Léonidas Nzigiyimpa, écologiste et lauréat du prix Wangari Maathai : « Le Burundi compte autour de 14 aires protégées, malheureusement, elles sont très menacées par des actions anthropiques ».
Promouvoir l’écotourisme à tout prix
L’écotourisme est une forme de tourisme qui implique les communautés afin que chaque partie puisse tirer son épingle du jeu. Il y a des sites qui sont plus importants que les autres en matière de promotion de l’écotourisme. « En partenariat avec l’OBPE, nous sommes en train de travailler sur un projet de promotion de l’écotourisme communautaire dans les monuments de l’Est (Rutana). Ce sont les sites les plus visitées dans notre pays », précise M. Nzigiyimpa.
Il ajoute qu’au niveau des chutes de Karera et des failles de Nyakazu, on est en train d’ériger des infrastructures de base, des postes d’accueil et des garde-fous, car il faut une protection pour permettre aux visiteurs de se réjouir et d’éviter des accidents. « Mais le plus important c’est que nous avons impliqué les communautés dans l’accueil et le guidage des visiteurs », renchérit-il.

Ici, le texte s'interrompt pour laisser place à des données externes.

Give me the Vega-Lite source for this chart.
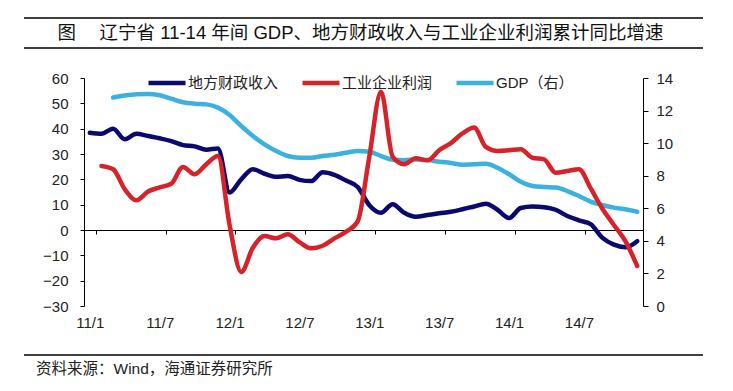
{
  "$schema": "https://vega.github.io/schema/vega-lite/v6.json",
  "background": "white",
  "padding": {"left": 23, "top": 17, "right": 31, "bottom": 10},
  "spacing": 30,
  "bounds": "flush",
  "center": true,
  "resolve": {"scale": {"color": "independent"}, "legend": {"color": "independent"}},
  "config": {
    "view": {"stroke": null},
    "font": "Liberation Sans",
    "axis": {"grid": false, "labelFont": "Liberation Sans", "labelFontSize": 15, "labelColor": "#222", "domainColor": "#000", "tickColor": "#000", "domainWidth": 1, "tickWidth": 1, "title": null}
  },
  "vconcat": [
    {
      "width": 679,
      "height": 30,
      "view": {"stroke": "#000", "strokeWidth": 1.5, "strokeDash": [679, 30, 679, 30]},
      "data": {"values": [{"t": "图　 辽宁省 11-14 年间 GDP、地方财政收入与工业企业利润累计同比增速"}]},
      "mark": {"type": "text", "fontSize": 18.5, "font": "Liberation Sans, Noto Sans CJK SC", "color": "#111", "align": "center", "baseline": "middle", "dx": -3},
      "encoding": {"text": {"field": "t"}}
    },
    {
      "width": 559,
      "height": 228,
      "view": {"stroke": null},
      "data": {"values": [
        {"month": "11/1", "series": "地方财政收入", "value": 38.4},
        {"month": "11/2", "series": "地方财政收入", "value": 38.0},
        {"month": "11/3", "series": "地方财政收入", "value": 40.0},
        {"month": "11/4", "series": "地方财政收入", "value": 35.8},
        {"month": "11/5", "series": "地方财政收入", "value": 38.0},
        {"month": "11/6", "series": "地方财政收入", "value": 37.1},
        {"month": "11/7", "series": "地方财政收入", "value": 36.2},
        {"month": "11/8", "series": "地方财政收入", "value": 35.1},
        {"month": "11/9", "series": "地方财政收入", "value": 33.5},
        {"month": "11/10", "series": "地方财政收入", "value": 33.0},
        {"month": "11/11", "series": "地方财政收入", "value": 31.7},
        {"month": "11/12", "series": "地方财政收入", "value": 32.2},
        {"month": "12/1", "series": "地方财政收入", "value": 14.8},
        {"month": "12/2", "series": "地方财政收入", "value": 20.0},
        {"month": "12/3", "series": "地方财政收入", "value": 24.0},
        {"month": "12/4", "series": "地方财政收入", "value": 22.2},
        {"month": "12/5", "series": "地方财政收入", "value": 21.0},
        {"month": "12/6", "series": "地方财政收入", "value": 21.3},
        {"month": "12/7", "series": "地方财政收入", "value": 19.8},
        {"month": "12/8", "series": "地方财政收入", "value": 19.3},
        {"month": "12/9", "series": "地方财政收入", "value": 22.8},
        {"month": "12/10", "series": "地方财政收入", "value": 21.8},
        {"month": "12/11", "series": "地方财政收入", "value": 19.5},
        {"month": "12/12", "series": "地方财政收入", "value": 17.0},
        {"month": "13/1", "series": "地方财政收入", "value": 9.8},
        {"month": "13/2", "series": "地方财政收入", "value": 6.8},
        {"month": "13/3", "series": "地方财政收入", "value": 10.2},
        {"month": "13/4", "series": "地方财政收入", "value": 6.8},
        {"month": "13/5", "series": "地方财政收入", "value": 5.2},
        {"month": "13/6", "series": "地方财政收入", "value": 5.9},
        {"month": "13/7", "series": "地方财政收入", "value": 6.6},
        {"month": "13/8", "series": "地方财政收入", "value": 7.2},
        {"month": "13/9", "series": "地方财政收入", "value": 8.2},
        {"month": "13/10", "series": "地方财政收入", "value": 9.3},
        {"month": "13/11", "series": "地方财政收入", "value": 10.4},
        {"month": "13/12", "series": "地方财政收入", "value": 8.0},
        {"month": "14/1", "series": "地方财政收入", "value": 4.7},
        {"month": "14/2", "series": "地方财政收入", "value": 8.7},
        {"month": "14/3", "series": "地方财政收入", "value": 9.3},
        {"month": "14/4", "series": "地方财政收入", "value": 9.0},
        {"month": "14/5", "series": "地方财政收入", "value": 8.0},
        {"month": "14/6", "series": "地方财政收入", "value": 5.5},
        {"month": "14/7", "series": "地方财政收入", "value": 3.8},
        {"month": "14/8", "series": "地方财政收入", "value": 2.3},
        {"month": "14/9", "series": "地方财政收入", "value": -3.0},
        {"month": "14/10", "series": "地方财政收入", "value": -5.8},
        {"month": "14/11", "series": "地方财政收入", "value": -6.8},
        {"month": "14/12", "series": "地方财政收入", "value": -4.4},
        {"month": "11/2", "series": "工业企业利润", "value": 25.3},
        {"month": "11/3", "series": "工业企业利润", "value": 24.0},
        {"month": "11/4", "series": "工业企业利润", "value": 16.1},
        {"month": "11/5", "series": "工业企业利润", "value": 11.7},
        {"month": "11/6", "series": "工业企业利润", "value": 15.2},
        {"month": "11/7", "series": "工业企业利润", "value": 16.8},
        {"month": "11/8", "series": "工业企业利润", "value": 18.3},
        {"month": "11/9", "series": "工业企业利润", "value": 24.9},
        {"month": "11/10", "series": "工业企业利润", "value": 22.0},
        {"month": "11/11", "series": "工业企业利润", "value": 25.9},
        {"month": "11/12", "series": "工业企业利润", "value": 29.2},
        {"month": "12/1", "series": "工业企业利润", "value": 2.0},
        {"month": "12/2", "series": "工业企业利润", "value": -16.6},
        {"month": "12/3", "series": "工业企业利润", "value": -7.0},
        {"month": "12/4", "series": "工业企业利润", "value": -2.4},
        {"month": "12/5", "series": "工业企业利润", "value": -3.3},
        {"month": "12/6", "series": "工业企业利润", "value": -1.7},
        {"month": "12/7", "series": "工业企业利润", "value": -4.8},
        {"month": "12/8", "series": "工业企业利润", "value": -7.2},
        {"month": "12/9", "series": "工业企业利润", "value": -6.2},
        {"month": "12/10", "series": "工业企业利润", "value": -3.3},
        {"month": "12/11", "series": "工业企业利润", "value": -0.7},
        {"month": "12/12", "series": "工业企业利润", "value": 3.4},
        {"month": "13/1", "series": "工业企业利润", "value": 29.0},
        {"month": "13/2", "series": "工业企业利润", "value": 54.6},
        {"month": "13/3", "series": "工业企业利润", "value": 29.0},
        {"month": "13/4", "series": "工业企业利润", "value": 26.0},
        {"month": "13/5", "series": "工业企业利润", "value": 28.3},
        {"month": "13/6", "series": "工业企业利润", "value": 27.5},
        {"month": "13/7", "series": "工业企业利润", "value": 31.5},
        {"month": "13/8", "series": "工业企业利润", "value": 34.3},
        {"month": "13/9", "series": "工业企业利润", "value": 38.1},
        {"month": "13/10", "series": "工业企业利润", "value": 40.5},
        {"month": "13/11", "series": "工业企业利润", "value": 32.8},
        {"month": "13/12", "series": "工业企业利润", "value": 31.2},
        {"month": "14/1", "series": "工业企业利润", "value": 31.5},
        {"month": "14/2", "series": "工业企业利润", "value": 31.9},
        {"month": "14/3", "series": "工业企业利润", "value": 28.5},
        {"month": "14/4", "series": "工业企业利润", "value": 27.9},
        {"month": "14/5", "series": "工业企业利润", "value": 22.6},
        {"month": "14/6", "series": "工业企业利润", "value": 23.3},
        {"month": "14/7", "series": "工业企业利润", "value": 24.0},
        {"month": "14/8", "series": "工业企业利润", "value": 16.5},
        {"month": "14/9", "series": "工业企业利润", "value": 8.5},
        {"month": "14/10", "series": "工业企业利润", "value": 2.0},
        {"month": "14/11", "series": "工业企业利润", "value": -4.5},
        {"month": "14/12", "series": "工业企业利润", "value": -14.2},
        {"month": "11/3", "series": "GDP（右）", "value": 12.8},
        {"month": "11/4", "series": "GDP（右）", "value": 12.92},
        {"month": "11/5", "series": "GDP（右）", "value": 13.0},
        {"month": "11/6", "series": "GDP（右）", "value": 13.02},
        {"month": "11/7", "series": "GDP（右）", "value": 12.94},
        {"month": "11/8", "series": "GDP（右）", "value": 12.73},
        {"month": "11/9", "series": "GDP（右）", "value": 12.51},
        {"month": "11/10", "series": "GDP（右）", "value": 12.42},
        {"month": "11/11", "series": "GDP（右）", "value": 12.38},
        {"month": "11/12", "series": "GDP（右）", "value": 12.18},
        {"month": "12/1", "series": "GDP（右）", "value": 11.73},
        {"month": "12/2", "series": "GDP（右）", "value": 11.05},
        {"month": "12/3", "series": "GDP（右）", "value": 10.44},
        {"month": "12/4", "series": "GDP（右）", "value": 9.93},
        {"month": "12/5", "series": "GDP（右）", "value": 9.52},
        {"month": "12/6", "series": "GDP（右）", "value": 9.21},
        {"month": "12/7", "series": "GDP（右）", "value": 9.11},
        {"month": "12/8", "series": "GDP（右）", "value": 9.11},
        {"month": "12/9", "series": "GDP（右）", "value": 9.21},
        {"month": "12/10", "series": "GDP（右）", "value": 9.29},
        {"month": "12/11", "series": "GDP（右）", "value": 9.41},
        {"month": "12/12", "series": "GDP（右）", "value": 9.52},
        {"month": "13/1", "series": "GDP（右）", "value": 9.47},
        {"month": "13/2", "series": "GDP（右）", "value": 9.21},
        {"month": "13/3", "series": "GDP（右）", "value": 8.98},
        {"month": "13/4", "series": "GDP（右）", "value": 8.95},
        {"month": "13/5", "series": "GDP（右）", "value": 9.0},
        {"month": "13/6", "series": "GDP（右）", "value": 8.96},
        {"month": "13/7", "series": "GDP（右）", "value": 8.86},
        {"month": "13/8", "series": "GDP（右）", "value": 8.78},
        {"month": "13/9", "series": "GDP（右）", "value": 8.68},
        {"month": "13/10", "series": "GDP（右）", "value": 8.7},
        {"month": "13/11", "series": "GDP（右）", "value": 8.74},
        {"month": "13/12", "series": "GDP（右）", "value": 8.49},
        {"month": "14/1", "series": "GDP（右）", "value": 8.09},
        {"month": "14/2", "series": "GDP（右）", "value": 7.63},
        {"month": "14/3", "series": "GDP（右）", "value": 7.37},
        {"month": "14/4", "series": "GDP（右）", "value": 7.31},
        {"month": "14/5", "series": "GDP（右）", "value": 7.27},
        {"month": "14/6", "series": "GDP（右）", "value": 7.06},
        {"month": "14/7", "series": "GDP（右）", "value": 6.75},
        {"month": "14/8", "series": "GDP（右）", "value": 6.41},
        {"month": "14/9", "series": "GDP（右）", "value": 6.2},
        {"month": "14/10", "series": "GDP（右）", "value": 6.04},
        {"month": "14/11", "series": "GDP（右）", "value": 5.94},
        {"month": "14/12", "series": "GDP（右）", "value": 5.79}
      ]},
      "layer": [
        {
          "transform": [{"filter": "datum.series === 'GDP（右）'"}],
          "mark": {"type": "line", "strokeWidth": 4.5, "interpolate": "monotone", "strokeCap": "round", "strokeJoin": "round"},
          "encoding": {
            "x": {
              "field": "month", "type": "ordinal", "bandPosition": 0.5,
              "scale": {"type": "band", "paddingInner": 0, "paddingOuter": 0, "domain": ["11/1","11/2","11/3","11/4","11/5","11/6","11/7","11/8","11/9","11/10","11/11","11/12","12/1","12/2","12/3","12/4","12/5","12/6","12/7","12/8","12/9","12/10","12/11","12/12","13/1","13/2","13/3","13/4","13/5","13/6","13/7","13/8","13/9","13/10","13/11","13/12","14/1","14/2","14/3","14/4","14/5","14/6","14/7","14/8","14/9","14/10","14/11","14/12"]},
              "axis": {"orient": "bottom", "offset": -76, "values": ["11/1","11/7","12/1","12/7","13/1","13/7","14/1","14/7"], "tickBand": "extent", "tickSize": 4, "labelPadding": 81, "labelAngle": 0, "title": null}
            },
            "y": {"field": "value", "type": "quantitative", "scale": {"domain": [0, 14], "nice": false, "zero": false}, "axis": {"orient": "right", "values": [0,2,4,6,8,10,12,14], "tickSize": 5, "labelPadding": 8, "title": null}},
            "color": {
              "field": "series", "type": "nominal",
              "scale": {"domain": ["地方财政收入", "工业企业利润", "GDP（右）"], "range": ["#0A0A6E", "#D7222A", "#3CB1DE"]},
              "legend": {"title": null, "orient": "none", "legendX": 62, "legendY": -16, "direction": "horizontal", "symbolType": "stroke", "symbolSize": 1369, "symbolStrokeWidth": 4.5, "labelFontSize": 15, "labelFont": "Liberation Sans, Noto Sans CJK SC", "labelColor": "#222", "labelOffset": 0, "columnPadding": 14, "padding": 0}
            }
          }
        },
        {
          "transform": [{"filter": "datum.series !== 'GDP（右）'"}],
          "mark": {"type": "line", "strokeWidth": 4.5, "interpolate": "monotone", "strokeCap": "round", "strokeJoin": "round"},
          "encoding": {
            "x": {"field": "month", "type": "ordinal", "bandPosition": 0.5},
            "y": {"field": "value", "type": "quantitative", "scale": {"domain": [-30, 60], "nice": false, "zero": false}, "axis": {"orient": "left", "values": [-30,-20,-10,0,10,20,30,40,50,60], "tickSize": 4, "labelPadding": 12, "title": null}},
            "color": {"field": "series", "type": "nominal"}
          }
        }
      ],
      "resolve": {"scale": {"y": "independent"}}
    },
    {
      "width": 679,
      "height": 19,
      "view": {"stroke": "#000", "strokeWidth": 1.5, "strokeDash": [0, 698, 679, 19]},
      "data": {"values": []},
      "mark": "text",
      "title": {"text": "资料来源：Wind，海通证券研究所", "orient": "bottom", "anchor": "start", "frame": "group", "offset": 7, "dx": 12, "fontSize": 15.5, "font": "Liberation Sans, Noto Sans CJK SC", "fontWeight": "normal", "color": "#222"}
    }
  ]
}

Pour lui, la promotion du tourisme est une affaire de tout le monde. C’est un secteur qui implique plusieurs acteurs. Il faut que le transport soit bien organisé. Que les restaurants et les hôtels soient à la hauteur des attentes avec des services impeccables et offrent des services et des produits de qualité. Il faut aménager des pistes d’accès (les routes). Il faut par ailleurs renforcer les capacités des agents en charge du tourisme pour qu’ils maîtrisent leur travail et qu’ils soient suffisamment formés. Ces agents doivent faire preuve de bonnes manières pour accueillir les visiteurs. En plus de cela, la communication et la visibilité des valeurs burundaises sont à un niveau très bas. Pour promouvoir l’écotourisme, la donne doit être changée. Il faut organiser beaucoup de séances de communication et miser sur les publicités dans les médias et les affiches pour faire connaître la richesse du Burundi en matière touristique. Une fois promu, l’écotourisme fera partie des secteurs les plus importants qui contribuent à l’amélioration des conditions de vie de la population burundaise.